He could counter and anticipate their sword position and striking angles just from the vibrations he sensed whenever their swords clashed. Sure, he thought to himself, I could do all that but it’s been a long journey, I’m tired, and there’s no need for showboating in the garden of a Kaitian temple in the middle of the night.

  As the men swung each of their swords from opposite directions, Ozo leaped and spun in the air. He kicked one guard’s helmet off his head and sent it into the other’s face with a smash, knocking both men unconscious in one move.

  After taking just a moment to admire his work, Ozo crossed his hands behind his back once more and walked away humming a little tune.

  “Ridiculous,” Ozo complained as he and Toji joined Ichi. “The thief is probably halfway across the Backbone by now, and we’re here fighting the people we came to help.”

  “If he’s is as deadly as they say,” Toji offered, “then these Kaitians really do need us.”

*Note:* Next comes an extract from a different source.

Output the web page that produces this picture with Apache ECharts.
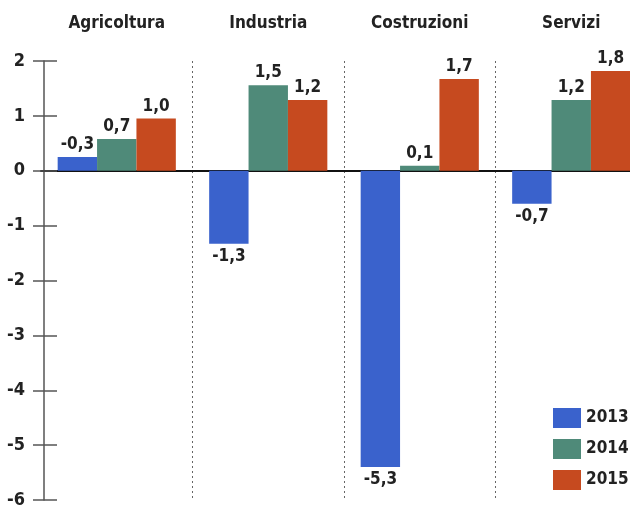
<!DOCTYPE html>
<html>
<head>
<meta charset="utf-8">
<script src="https://cdn.jsdelivr.net/npm/echarts@6/dist/echarts.min.js"></script>
<style>
  html, body { margin: 0; padding: 0; background: #fff; }
  #chart { width: 630px; height: 508px; }
</style>
</head>
<body>
<div id="chart"></div>
<script>
// settori e anni
const categories = ['Agricoltura', 'Industria', 'Costruzioni', 'Servizi']
const years = ['2013', '2014', '2015']

// altezze delle barre
const values2013 = [0.25, -1.33, -5.4, -0.6]
const values2014 = [0.58, 1.56, 0.09, 1.29]
const values2015 = [0.95, 1.29, 1.67, 1.82]

// etichette stampate sopra/sotto le barre
const labels2013 = ['-0,3', '-1,3', '-5,3', '-0,7']
const labels2014 = ['0,7', '1,5', '0,1', '1,2']
const labels2015 = ['1,0', '1,2', '1,7', '1,8']

const colors = ['#3a62cc', '#4f8a79', '#c64a1f']
const font = '"Liberation Sans Narrow", "DejaVu Sans Condensed", sans-serif'

const makeSeries = (name, values, labels, color) => ({
  name: name,
  type: 'bar',
  xAxisIndex: 0,
  yAxisIndex: 0,
  barGap: 0,
  barCategoryGap: '22%',
  itemStyle: { color: color },
  data: values.map((v, i) => ({
    value: v,
    label: { position: v < 0 ? 'bottom' : 'top', formatter: labels[i] }
  })),
  label: {
    show: true,
    distance: 4,
    fontFamily: font,
    fontWeight: 'bold',
    fontSize: 17,
    color: '#222'
  }
})

const chart = echarts.init(document.getElementById('chart'))
chart.setOption({
  animation: false,
  grid: { left: 41, top: 61, width: 606, bottom: 8, outerBoundsMode: 'none', containLabel: false },
  legend: {
    orient: 'vertical',
    left: 548,
    top: 403,
    icon: 'rect',
    itemWidth: 28,
    itemHeight: 20,
    itemGap: 11,
    data: years,
    textStyle: { fontFamily: font, fontWeight: 'bold', fontSize: 17, color: '#222' }
  },
  xAxis: [
    {
      type: 'category',
      position: 'top',
      data: categories,
      axisLine: { show: false },
      axisTick: { show: false },
      axisLabel: { margin: 29, fontFamily: font, fontWeight: 'bold', fontSize: 17, color: '#222' },
      splitLine: {
        show: true,
        interval: (i) => i !== 0,
        lineStyle: { type: [2, 3], color: '#666', width: 1 }
      }
    },
    {
      type: 'category',
      position: 'bottom',
      data: categories,
      axisLine: { show: true, onZero: true, lineStyle: { color: '#111', width: 2 } },
      axisTick: { show: false },
      axisLabel: { show: false },
      splitLine: { show: false }
    }
  ],
  yAxis: [
    {
      type: 'value',
      position: 'left',
      min: -6,
      max: 2,
      interval: 1,
      offset: -3,
      axisLine: { show: true, lineStyle: { color: '#555', width: 1.5 } },
      axisTick: { show: true, inside: false, length: 11, lineStyle: { color: '#555', width: 1.5 } },
      axisLabel: { margin: 19, fontFamily: font, fontWeight: 'bold', fontSize: 18, color: '#222' },
      splitLine: { show: false }
    },
    {
      type: 'value',
      position: 'left',
      min: -6,
      max: 2,
      interval: 1,
      offset: -3,
      axisLine: { show: false },
      axisTick: { show: true, inside: true, length: 13, lineStyle: { color: '#555', width: 1.5 } },
      axisLabel: { show: false },
      splitLine: { show: false }
    }
  ],
  series: [
    makeSeries('2013', values2013, labels2013, colors[0]),
    makeSeries('2014', values2014, labels2014, colors[1]),
    makeSeries('2015', values2015, labels2015, colors[2])
  ]
})
</script>
</body>
</html>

  Ichi kept quiet. He couldn’t argue with either of them. Suddenly, between the buzzing of the fireflies, Toji looked to the palace above. “What is it?” Ichi asked, recognizing the look on his brother’s face when he had heard something worthwhile.

  “The emperor,” Toji said, “he’s inviting us to the palace.”

  “More guards coming,” Ozo whispered, listening through the soles of his feet.

  Ichi looked up to Pylo Palace and found the one window among the hundreds that housed the shadows of two men sitting in wait. “Well, brothers,” Ichi said, “it’s not like a samurai to disobey orders.”